• _GOAL_
Write out the opening lines of the data word for word, up to and including the line with "(0,0) rectangle (1198,438);", and leave every picture and every later line out.

• _DATA BLOCK_

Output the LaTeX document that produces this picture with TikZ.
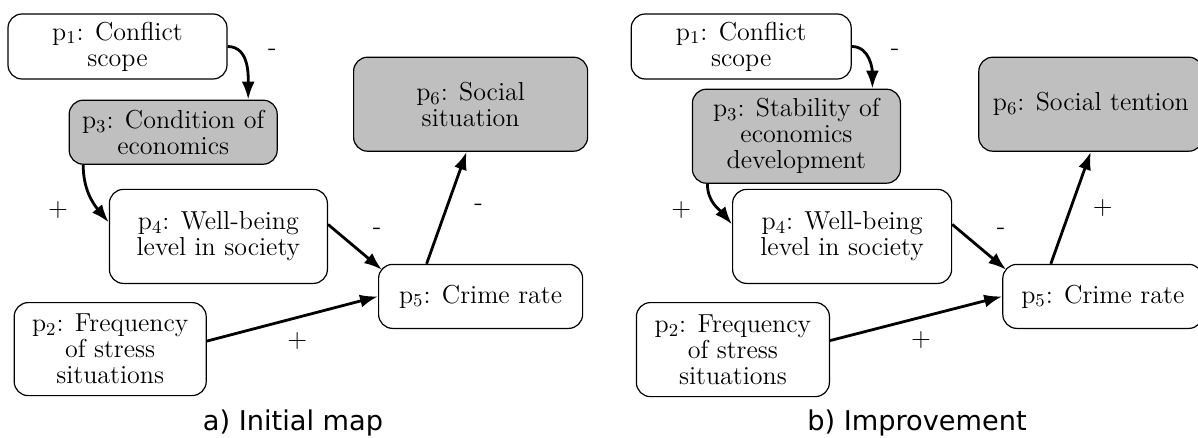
\documentclass[tikz,border=0pt]{standalone}
\usepackage{fontspec}
\usepackage{tikz}
\usetikzlibrary{positioning, arrows.meta}
\newfontfamily\capfont{DejaVu Sans}

\begin{document}
\begin{tikzpicture}[x=0.5pt, y=-0.5pt, >={Latex[length=9pt, width=6.5pt]},
  pnode/.style={draw, line width=0.6pt, rounded corners=7pt, align=center, inner sep=2pt, font=\fontsize{13}{13}\selectfont},
  pgray/.style={pnode, fill=gray!50},
  link/.style={->, line width=1.4pt},
  sign/.style={inner sep=1pt, font=\fontsize{13}{13}\selectfont}]
  \useasboundingbox (0,0) rectangle (1198,438);

  % a) initial map
  \node[pnode, minimum width=109.5pt, minimum height=32.5pt] at (117.5,46.5)     (P1)  {p\textsubscript{1}: Conflict\\scope};
  \node[pgray, minimum width=104pt, minimum height=32pt, below right = 10pt and -79.5pt of P1]     (P3)  {p\textsubscript{3}: Condition of\\economics};
  \node[pnode, minimum width=109pt, minimum height=47pt, below right = 12pt and -84.5pt of P3]     (P4)  {p\textsubscript{4}: Well-being\\level in society};
  \node[pnode, minimum width=102pt, minimum height=32pt, right=25pt of P4, yshift=-30pt]     (P5)  {p\textsubscript{5}: Crime rate};
  \node[pgray, minimum width=117pt, minimum height=47pt, above=56pt of P5, xshift=-5pt]     (P6)  {p\textsubscript{6}: Social\\situation};
  \node[pnode, minimum width=96pt, minimum height=46.5pt, below left = 9pt and -49pt of P4]     (P2)  {p\textsubscript{2}: Frequency\\of stress\\situations};
  \node[font=\capfont\fontsize{13.6}{16}\selectfont] at (293,423)     (capA)  {a) Initial map};

  % b) improvement
  \node[pnode, minimum width=110pt, minimum height=32.5pt, right=201.5pt of P1]     (Q1)  {p\textsubscript{1}: Conflict\\scope};
  \node[pgray, minimum width=104pt, minimum height=47pt, below right = 4.5pt and -80pt of Q1]     (Q3)  {p\textsubscript{3}: Stability of\\economics\\development};
  \node[pnode, minimum width=109.5pt, minimum height=47pt, below right = 2.5pt and -84.5pt of Q3]     (Q4)  {p\textsubscript{4}: Well-being\\level in society};
  \node[pnode, minimum width=100pt, minimum height=32pt, right=25pt of Q4, yshift=-30pt]     (Q5)  {p\textsubscript{5}: Crime rate};
  \node[pgray, minimum width=112pt, minimum height=47pt, above=56pt of Q5, xshift=-6pt]     (Q6)  {p\textsubscript{6}: Social tention};
  \node[pnode, minimum width=96.5pt, minimum height=47pt, below left = 9pt and -49pt of Q4]     (Q2)  {p\textsubscript{2}: Frequency\\of stress\\situations};
  \node[font=\capfont\fontsize{13.6}{16}\selectfont] at (917,423)     (capB)  {b) Improvement};

  \draw[link] (P1.east) to[out=0, in=90] node[sign, midway, xshift=13pt, yshift=6pt] (sA13) {-} ([xshift=37.5pt]P3.north);
  \draw[link] ([xshift=-45pt]P3.south) to[out=-90, in=130] node[sign, midway, xshift=-16pt, yshift=-7pt] (sA34) {+} ([yshift=7pt]P4.west);
  \draw[link] ([yshift=6pt]P4.east) -- node[sign, midway, xshift=11pt, yshift=8pt] (sA45) {-} ([shift={(2pt,-3pt)}]P5.north west);
  \draw[link] ([xshift=-27pt]P5.north) -- node[sign, midway, xshift=16pt] (sA56) {-} ([xshift=-2pt]P6.south);
  \draw[link] ([yshift=4pt]P2.east) -- node[sign, midway, xshift=2.5pt, yshift=-11pt] (sA25) {+} (P5.west);

  \draw[link] (Q1.east) to[out=0, in=90] node[sign, midway, xshift=13pt, yshift=4pt] (sB13) {-} ([xshift=38pt]Q3.north);
  \draw[link] ([xshift=-44.5pt]Q3.south) to[out=-90, in=130] node[sign, midway, xshift=-17pt, yshift=-2pt] (sB34) {+} ([yshift=6pt]Q4.west);
  \draw[link] ([yshift=6pt]Q4.east) -- node[sign, midway, xshift=11pt, yshift=8pt] (sB45) {-} ([shift={(2pt,-3pt)}]Q5.north west);
  \draw[link] ([xshift=-26pt]Q5.north) -- node[sign, midway, xshift=16pt] (sB56) {+} (Q6.south);
  \draw[link] ([yshift=4.5pt]Q2.east) -- node[sign, midway, xshift=2.5pt, yshift=-11pt] (sB25) {+} (Q5.west);
\end{tikzpicture}
\end{document}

• _EXERCISE SOLUTION_
Output the LaTeX document that produces this picture with TikZ.
\documentclass[tikz,border=0pt]{standalone}
\usepackage{fontspec}
\usepackage{tikz}
\usetikzlibrary{positioning, arrows.meta}
\newfontfamily\capfont{DejaVu Sans}

\begin{document}
\begin{tikzpicture}[x=0.5pt, y=-0.5pt, >={Latex[length=9pt, width=6.5pt]},
  pnode/.style={draw, line width=0.6pt, rounded corners=7pt, align=center, inner sep=2pt, font=\fontsize{13}{13}\selectfont},
  pgray/.style={pnode, fill=gray!50},
  link/.style={->, line width=1.4pt},
  sign/.style={inner sep=1pt, font=\fontsize{13}{13}\selectfont}]
  \useasboundingbox (0,0) rectangle (1198,438);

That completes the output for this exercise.